Credit: Pat Redmond/Showtime

Penny Dreadful’s Ethan Chandler (Josh Hartnett) is a werewolf. An American werewolf in London. Right?

The gunslinger, who traveled from the Old West to late 19th-century London, confirmed his supernatural classification in the season 1 finale of Showtime’s gothic horror series when he morphed into a familiar-looking furry creature that tore apart a pub, leaving a vicious bloodbath in his wake. It left no doubt in my mind about what he was.

Until EW’s Kelly Connolly did an interview with showrunner John Logan that gave me pause.

“He always knew that there was a darkness around him, a potential for violence, something he didn’t understand,” Logan says of Ethan. “And this season he’s able to put a name to exactly what it is. And he has to grapple with that, which is pretty devastating.”

So does that mean that as of last year’s finale Ethan may not have known he was a werewolf, or at least not wanted to accept that was what he was? Or does it mean that “what it is” might not be a werewolf at all?

There are (many, many) signs from season 1 that do seem to point toward Ethan being a werewolf, the main one being this video. Ethan also has a very bad temper and an almost animal-like violence at times. He tries to avoid being around people during the full moon. He had a great deal of sympathy toward the undead boy the team captured and attempted to torture for information, implying a connection to other dark creatures. He also refused to give blood for a transfusion to “detox” the boy (Out of being…undead?) implying that maybe he believed he could pass something on through his blood.

Ethan also had a serious Dr. Dolittle-like ability to ward off that angry pack of wolves in the zoo. He randomly woke up on the waterfront with bloody marks on his hands from digging his nails (or claws) into his palms and told Brona (R.I.P., kinda) the injury was “a long story,” implying he knew he had changed and most likely knew what he changed into. He’s not afraid of getting consumption from Brona, possibly because animals can’t catch human illnesses and maybe that applies to werewolves as well?

He freaked out at the illegal dog fight that Dorian Grey took him to, which led to a bar brawl and an implication he didn’t like seeing an animal abused. He is extremely polite and gentle with women, ex. Brona and Vanessa, but he’s always the focus of the scenes that come right after we see the continuing brutal murders of women in London. So does that imply he’s the murderer?

​And then there is the whole set of clues tied to the two bounty hunters—one of whom is an Apache—who came to bring him back to his dad. They said that Ethan “left tears and a whole lot of blood behind him,” and came packing some serious-looking chains (to hold something that must be seriously strong), saying they would drag him back “like a monkey” if he wouldn’t come willingly. They also referred to “tracking him” as their “prey.” All of this happened before Ethan finally transformed in front of them into the biggest clue of all, his werewolf-looking self, and massacred an entire pub.

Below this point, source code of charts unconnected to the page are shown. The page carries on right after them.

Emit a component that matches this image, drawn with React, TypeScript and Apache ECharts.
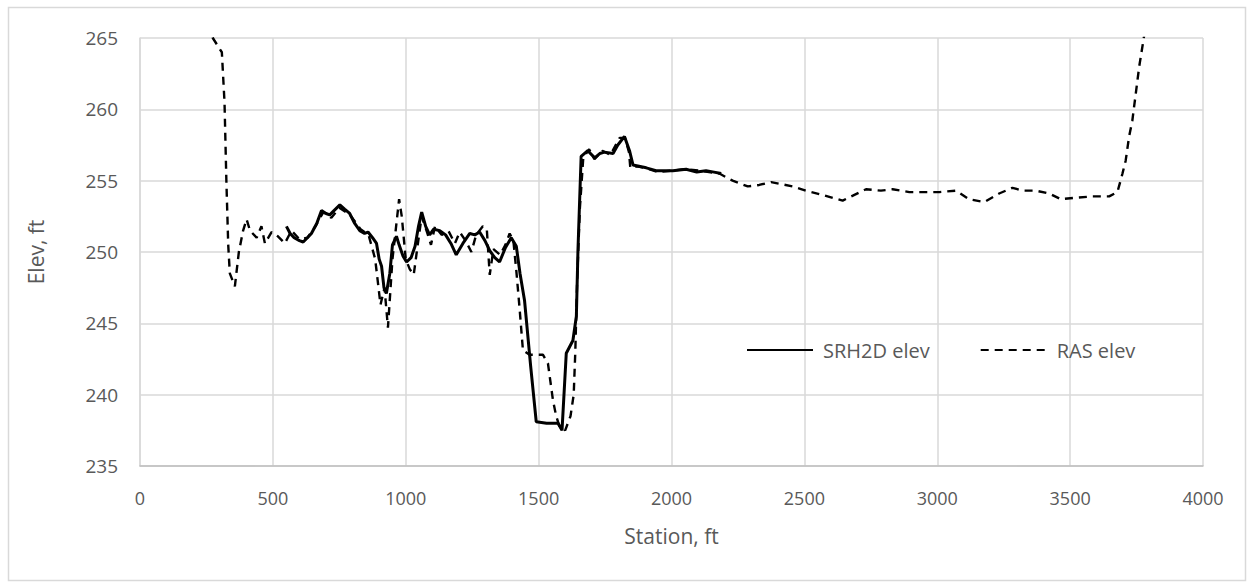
import React, { useEffect, useRef } from "react";
import * as echarts from "echarts";

// Station (ft) / elevation (ft) pairs for the two cross-section profiles
const srhStation = [
  551, 565, 580, 600, 614, 630, 645, 665, 683, 700, 714, 730, 752, 770, 789, 808, 827, 845, 858, 875,
  890, 900, 909, 918, 927, 940, 950, 965, 975, 990, 1003, 1020, 1035, 1048, 1060, 1075, 1090, 1105, 1128, 1150,
  1170, 1190, 1215, 1241, 1260, 1278, 1298, 1316, 1335, 1353, 1375, 1397, 1416, 1430, 1447, 1470, 1491, 1530, 1573, 1588,
  1604, 1629, 1642, 1648, 1655, 1660, 1685, 1711, 1730, 1748, 1780, 1798, 1823, 1842, 1855, 1905, 1942, 2005, 2055, 2095,
  2130, 2160, 2187,
];
const srhElev = [
  251.8, 251.3, 251.0, 250.8, 250.7, 251.0, 251.3, 252.0, 252.9, 252.7, 252.6, 252.9, 253.3, 253.0, 252.7, 252.0, 251.5, 251.3, 251.4, 251.0,
  250.6, 249.5, 249.0, 247.5, 247.1, 248.5, 250.5, 251.1, 250.5, 249.7, 249.3, 249.6, 250.4, 251.8, 252.8, 251.8, 251.2, 251.6, 251.5, 251.2,
  250.6, 249.8, 250.6, 251.3, 251.2, 251.4, 250.8, 250.1, 249.6, 249.3, 250.3, 251.0, 250.4, 248.5, 246.6, 242.0, 238.1, 238.0, 238.0, 237.5,
  242.9, 243.8, 245.5, 250.1, 254.0, 256.7, 257.1, 256.6, 256.9, 257.0, 256.9, 257.5, 258.1, 257.1, 256.1, 255.9, 255.7, 255.7, 255.8, 255.6,
  255.7, 255.6, 255.5,
];

const rasStation = [
  262, 274, 308, 318, 325, 332, 338, 357, 372, 388, 401, 414, 439, 457, 470, 495, 519, 545, 570, 600,
  630, 660, 690, 720, 750, 790, 830, 860, 885, 905, 920, 933, 950, 962, 975, 985, 1000, 1015, 1030, 1045,
  1060, 1080, 1095, 1110, 1135, 1160, 1185, 1203, 1225, 1247, 1265, 1290, 1305, 1316, 1330, 1355, 1375, 1391, 1405, 1416,
  1429, 1441, 1466, 1516, 1535, 1554, 1566, 1578, 1600, 1620, 1632, 1638, 1645, 1655, 1668, 1690, 1710, 1740, 1770, 1790,
  1805, 1825, 1840, 1845, 1870, 1900, 1950, 2000, 2050, 2105, 2180, 2230, 2287, 2330, 2375, 2456, 2506, 2569, 2644, 2732,
  2788, 2832, 2895, 2957, 3008, 3070, 3120, 3177, 3233, 3283, 3321, 3371, 3421, 3465, 3521, 3584, 3647, 3678, 3697, 3709,
  3722, 3734, 3760, 3790,
];
const rasElev = [
  266.0, 265.0, 264.0, 260.5, 255.0, 250.5, 248.5, 247.6, 250.0, 251.5, 252.3, 251.5, 251.0, 251.8, 250.6, 251.4, 251.1, 250.6, 251.5, 250.9,
  251.0, 251.8, 252.8, 252.4, 253.1, 252.6, 251.6, 251.2, 249.5, 246.3, 247.5, 244.7, 249.5, 251.5, 253.7, 252.5, 249.5, 248.8, 248.4, 250.5,
  252.5, 251.4, 250.5, 251.8, 251.2, 251.5, 250.6, 251.4, 250.8, 250.0, 251.2, 251.8, 251.6, 248.4, 250.2, 249.8, 250.5, 251.3, 250.8, 248.7,
  245.9, 243.1, 242.8, 242.8, 242.2, 239.6, 238.5, 237.8, 237.5, 238.5, 240.0, 243.0, 248.0, 253.0, 256.6, 257.2, 256.5, 257.1, 256.8, 257.5,
  258.0, 258.0, 257.0, 255.9, 256.0, 255.9, 255.6, 255.7, 255.8, 255.7, 255.5, 255.0, 254.6, 254.7, 254.9, 254.6, 254.3, 254.0, 253.6, 254.4,
  254.3, 254.4, 254.2, 254.2, 254.2, 254.3, 253.7, 253.5, 254.1, 254.5, 254.3, 254.3, 254.1, 253.7, 253.8, 253.9, 253.9, 254.2, 255.5, 256.4,
  258.1, 259.2, 263.0, 266.5,
];

const xTicks = { min: 0, max: 4000, interval: 500 };
const yTicks = { min: 235, max: 265, interval: 5 };

const FONT = "'Open Sans', Lato, sans-serif";
const TEXT_GRAY = "#595959";
const GRID_GRAY = "#d9d9d9";

const pairs = (xs: number[], ys: number[]) => xs.map((x, i) => [x, ys[i]]);

export default function App() {
  const ref = useRef<HTMLDivElement>(null);

  useEffect(() => {
    if (!ref.current) return;
    const chart = echarts.init(ref.current, undefined, { renderer: "svg" });
    chart.setOption({
      animation: false,
      backgroundColor: "#ffffff",
      textStyle: { fontFamily: FONT },
      graphic: [
        {
          type: "rect",
          shape: { x: 8.5, y: 7.5, width: 1237, height: 573 },
          style: { fill: "none", stroke: GRID_GRAY, lineWidth: 1.5 },
          silent: true,
        },
      ],
      grid: { left: 140, right: 49, top: 38, bottom: 118, containLabel: false },
      legend: {
        left: 746,
        top: 340,
        padding: 0,
        itemWidth: 66,
        itemHeight: 14,
        itemGap: 50,
        itemStyle: { opacity: 0 },
        textStyle: { color: TEXT_GRAY, fontSize: 20, fontFamily: FONT, padding: [0, 0, 0, 5] },
        data: ["SRH2D elev", "RAS elev"],
      },
      xAxis: {
        type: "value",
        min: xTicks.min,
        max: xTicks.max,
        interval: xTicks.interval,
        name: "Station, ft",
        nameLocation: "middle",
        nameGap: 59,
        nameTextStyle: { color: TEXT_GRAY, fontSize: 21, fontFamily: FONT },
        axisLine: { show: true, lineStyle: { color: "#bfbfbf", width: 1.5 } },
        axisTick: { show: false },
        axisLabel: {
          color: TEXT_GRAY,
          fontSize: 18,
          fontFamily: FONT,
          margin: 23,
          formatter: (v: number) => String(v),
        },
        splitLine: { show: true, lineStyle: { color: GRID_GRAY, width: 1.5 } },
      },
      yAxis: {
        type: "value",
        min: yTicks.min,
        max: yTicks.max,
        interval: yTicks.interval,
        name: "Elev, ft",
        nameLocation: "middle",
        nameRotate: 90,
        nameGap: 94,
        nameTextStyle: { color: TEXT_GRAY, fontSize: 21, fontFamily: FONT },
        axisLine: { show: true, lineStyle: { color: GRID_GRAY, width: 1.5 } },
        axisTick: { show: false },
        axisLabel: { color: TEXT_GRAY, fontSize: 19, fontFamily: FONT, margin: 22 },
        splitLine: { show: true, lineStyle: { color: GRID_GRAY, width: 1.5 } },
      },
      series: [
        {
          name: "SRH2D elev",
          type: "line",
          data: pairs(srhStation, srhElev),
          showSymbol: false,
          symbol: "none",
          clip: true,
          color: "#000000",
          lineStyle: { color: "#000000", width: 3 },
        },
        {
          name: "RAS elev",
          type: "line",
          data: pairs(rasStation, rasElev),
          showSymbol: false,
          symbol: "none",
          clip: true,
          color: "#000000",
          lineStyle: { color: "#000000", width: 2.4, type: [8, 6] },
        },
      ],
    });
    return () => chart.dispose();
  }, []);

  return (
    <div
      ref={ref}
      style={{ position: "fixed", left: 0, top: 0, width: 1252, height: 584, background: "#fff" }}
    />
  );
}
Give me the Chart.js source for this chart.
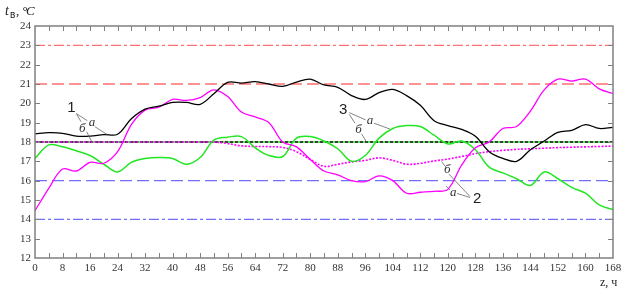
<!DOCTYPE html>
<html><head><meta charset="utf-8">
<script src="https://cdn.jsdelivr.net/npm/chart.js@4.4.0/dist/chart.umd.min.js"></script>
<style>html,body{margin:0;padding:0;background:#fff}#wrap{width:628px;height:291px}</style>
</head><body><div id="wrap"><canvas id="c" width="628" height="291"></canvas></div>
<script>
// ---- data ----
const hours = [0,4,8,12,16,20,24,28,32,36,40,44,48,52,56,60,64,68,72,76,80,84,88,92,96,100,104,108,112,116,120,124,128,132,136,140,144,148,152,156,160,164,168];
const xTickLabels = [0,8,16,24,32,40,48,56,64,72,80,88,96,104,112,120,128,136,144,152,160,168];
const yTickLabels = [12,13,14,15,16,17,18,19,20,21,22,23,24];
const t1a = [18.42,18.48,18.45,18.3,18.3,18.38,18.4,19.2,19.7,19.85,20.05,20.05,19.95,20.5,21.08,21.05,21.12,21.0,20.88,21.1,21.25,20.95,20.83,20.4,20.2,20.55,20.72,20.4,19.9,19.1,18.85,18.65,18.3,17.5,17.15,17.0,17.6,18.05,18.5,18.6,18.9,18.7,18.76];
const t2a = [14.45,15.6,16.6,16.5,16.95,16.9,17.5,18.9,19.65,19.8,20.2,20.15,20.3,20.7,20.35,19.55,19.3,19.0,18.0,17.75,17.1,16.5,16.3,16.0,15.95,16.25,16.0,15.35,15.4,15.45,15.55,16.8,17.7,18.0,18.7,18.8,19.6,20.7,21.25,21.15,21.25,20.75,20.5];
const t3a = [17.15,17.85,17.75,17.55,17.3,16.85,16.45,16.95,17.15,17.2,17.15,16.85,17.2,18.1,18.25,18.28,17.7,17.3,17.25,18.2,18.28,18.05,17.65,17.0,17.3,18.2,18.7,18.85,18.8,18.35,17.9,18.05,17.6,16.7,16.4,16.1,15.75,16.45,16.1,15.65,15.35,14.75,14.5];
const t2b = [18,18,18,18,18,18,18,18,18,18,18,18,18,18,17.92,17.8,17.77,17.76,17.72,17.5,17.1,16.74,16.85,16.97,17.05,17.18,17.05,16.85,16.9,17.02,17.12,17.25,17.4,17.5,17.57,17.62,17.65,17.68,17.71,17.73,17.75,17.77,17.79];
const t1b = 18, t3b = 18;
const refLevels = [23,21,16,14];

const pts = arr => hours.map((h,i)=>({x:h,y:arr[i]}));
const flat = v => [{x:0,y:v},{x:168,y:v}];

const datasets = [
  {data:pts(t1a), borderColor:'#000', borderWidth:1.3, order:1},
  {data:pts(t2a), borderColor:'#ff00ff', borderWidth:1.3, order:2},
  {data:pts(t3a), borderColor:'#22e622', borderWidth:1.5, order:3},
  {data:pts(t2b), borderColor:'#ff00ff', borderWidth:1.6, borderDash:[2,1.5], order:4},
  {data:flat(t1b), borderColor:'#000', borderWidth:1.4, borderDash:[3,2], order:5, tension:0},
  {data:flat(t3b), borderColor:'#22e622', borderWidth:1.4, borderDash:[2,3], borderDashOffset:-3, order:6, tension:0},
  {data:flat(refLevels[0]), borderColor:'#ff7070', borderWidth:1.3, borderDash:[10,3,3,3], order:7, tension:0},
  {data:flat(refLevels[1]), borderColor:'#ff7070', borderWidth:1.3, borderDash:[12,5], order:8, tension:0},
  {data:flat(refLevels[2]), borderColor:'#7070ff', borderWidth:1.3, borderDash:[12,5], order:9, tension:0},
  {data:flat(refLevels[3]), borderColor:'#7070ff', borderWidth:1.3, borderDash:[10,3,3,3], order:10, tension:0}
];

// annotation positions in data units (hour, °C)
const annNums = [{t:'1',x:10.6,y:19.76},{t:'3',x:89.6,y:19.68},{t:'2',x:128.5,y:15.07}];
const annLetters = [
  {t:'а',x:16.6,y:19.0},{t:'б',x:13.75,y:18.71},
  {t:'а',x:97.4,y:19.09},{t:'б',x:94.0,y:18.66},
  {t:'а',x:121.6,y:15.40},{t:'б',x:119.8,y:16.55}
];
const annLines = [
  [11.92,19.48,15.2,19.10],[12.12,19.43,13.37,19.05],[17.44,18.79,20.84,18.40],[15.03,18.53,16.48,18.02],
  [91.35,19.52,96.12,19.14],[91.35,19.43,93.01,18.97],[98.53,18.97,103.18,18.67],[94.96,18.41,96.41,17.99],
  [118.15,16.99,119.17,16.76],[120.33,16.34,126.43,15.18],[119.46,15.72,120.62,15.52],[122.66,15.34,126.43,15.13]
];

const framePlugin = {
  id:'frame',
  afterDatasetsDraw(chart){
    const {ctx, chartArea:a, scales:{x,y}} = chart;
    ctx.save();
    ctx.strokeStyle='#666'; ctx.lineWidth=0.8;
    annLines.forEach(l=>{
      ctx.beginPath();
      ctx.moveTo(x.getPixelForValue(l[0]), y.getPixelForValue(l[1]));
      ctx.lineTo(x.getPixelForValue(l[2]), y.getPixelForValue(l[3]));
      ctx.stroke();
    });
    ctx.fillStyle='#222'; ctx.textAlign='center'; ctx.textBaseline='middle';
    ctx.font='15px "Liberation Sans", Arial, sans-serif';
    annNums.forEach(n=>ctx.fillText(n.t, x.getPixelForValue(n.x), y.getPixelForValue(n.y)));
    ctx.font='italic 13px "Liberation Serif", "Times New Roman", serif';
    ctx.fillStyle='#333';
    annLetters.forEach(n=>ctx.fillText(n.t, x.getPixelForValue(n.x), y.getPixelForValue(n.y)));
    ctx.strokeStyle='#808080'; ctx.lineWidth=1.5;
    ctx.strokeRect(a.left, a.top, a.right-a.left, a.bottom-a.top);
    ctx.lineWidth=1;
    ctx.beginPath();
    for(let h=4; h<168; h+=4){
      const px = Math.round(x.getPixelForValue(h))+0.5;
      ctx.moveTo(px,a.top); ctx.lineTo(px,a.top+5);
      ctx.moveTo(px,a.bottom); ctx.lineTo(px,a.bottom-5);
    }
    for(let v=13; v<24; v++){
      const py = Math.round(y.getPixelForValue(v))+0.5;
      ctx.moveTo(a.left,py); ctx.lineTo(a.left+5,py);
      ctx.moveTo(a.right,py); ctx.lineTo(a.right-5,py);
    }
    ctx.stroke();
    ctx.fillStyle='#222'; ctx.textAlign='left'; ctx.textBaseline='alphabetic';
    ctx.font='italic 14px "Liberation Serif", serif';
    ctx.fillText('t', 5, 15);
    ctx.font='10px "Liberation Sans", sans-serif';
    ctx.fillText('в', 10, 18);
    ctx.font='13px "Liberation Serif", serif';
    ctx.fillText(', °', 16, 15);
    ctx.font='italic 13px "Liberation Serif", serif';
    ctx.fillText('C', 26, 15);
    ctx.font='12px "Liberation Serif", serif';
    ctx.fillText('z, ч', 600, 286);
    ctx.restore();
  }
};

new Chart(document.getElementById('c'), {
  type:'line',
  data:{datasets},
  options:{
    responsive:false, devicePixelRatio:1, animation:false,
    layout:{padding:{top:26,right:15,left:0,bottom:0}},
    elements:{point:{radius:0}, line:{tension:0.35, fill:false}},
    plugins:{legend:{display:false}, tooltip:{enabled:false}},
    scales:{
      x:{type:'linear', min:0, max:168,
        afterBuildTicks:s=>{s.ticks=xTickLabels.map(v=>({value:v}));},
        afterFit:s=>{s.height=33;},
        grid:{display:false, drawTicks:false}, border:{display:false},
        ticks:{font:{family:'"Liberation Serif", serif', size:11}, color:'#333', padding:4, maxRotation:0, autoSkip:false}},
      y:{type:'linear', min:12, max:24,
        afterBuildTicks:s=>{s.ticks=yTickLabels.map(v=>({value:v}));},
        afterFit:s=>{s.width=35;},
        grid:{display:false, drawTicks:false}, border:{display:false},
        ticks:{font:{family:'"Liberation Serif", serif', size:11}, color:'#333', padding:4}}
    }
  },
  plugins:[framePlugin]
});
</script></body></html>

But there are other clues throughout the season indicating that Ethan may be something far deeper and spiritual than a werewolf: his story about his love for Anasazi wall paintings that depict animals, the sun, and the moon, and how much he knows about Native American culture in general. How Vanessa hallucinates that he’s the devil when she is possessed, but he ends up being the one with the power to exorcize her. These all suggest his connection to spiritual forces and that he has powers beyond what a “normal” werewolf would. And I think we can expect a twist on the traditional werewolf for Ethan’s character because of a comment Logan made regarding season 2’s big bad: witches.

“One of the great challenges to us, and to all the departments, was in trying to find a way to present our witches, because we didn’t want old crones with tall black hats,” Logan says. “So we tried to find a Penny Dreadful version of witches, which is on one hand both terribly attractive and also terribly frightening. Because I think that’s the sweet spot of this show, that things can be beautiful and horrifying simultaneously—like all the characters.”

My current theory on the genus and species of Ethan’s character weighs heavily on his ties with the Native American community and their lore. In the Native American community, a culture that Ethan was all too familiar with back in the States, a wendigo is a demonic half-beast, half-man creature that appears in legends. The creature typically transforms into a monster from a person, as we saw Ethan do. And Ethan being a wendigo would be so much more Penny Dreadful than a regular old run-of-the-mill werewolf. What makes that route even more interesting is how the Native Americans believe one becomes a wendigo: eating human flesh.

Ethan spent a great deal of time with the Native Americans in the U.S. “on the trail,” as he has put it, and we don’t know exactly what went on during that time. But we know he left a “whole lot of blood,” behind him and if he did consume human flesh for whatever reason, and became a wendigo, it would explain all of his werewolflike behaviors as well as a few (but not all) of the spiritual and mystical clues we’ve seen.

So much to ponder. All so very interesting. All so very dreadful.

Season 2 of Penny Dreadful premieres Sunday, May 3 at 10 p.m. ET on Showtime.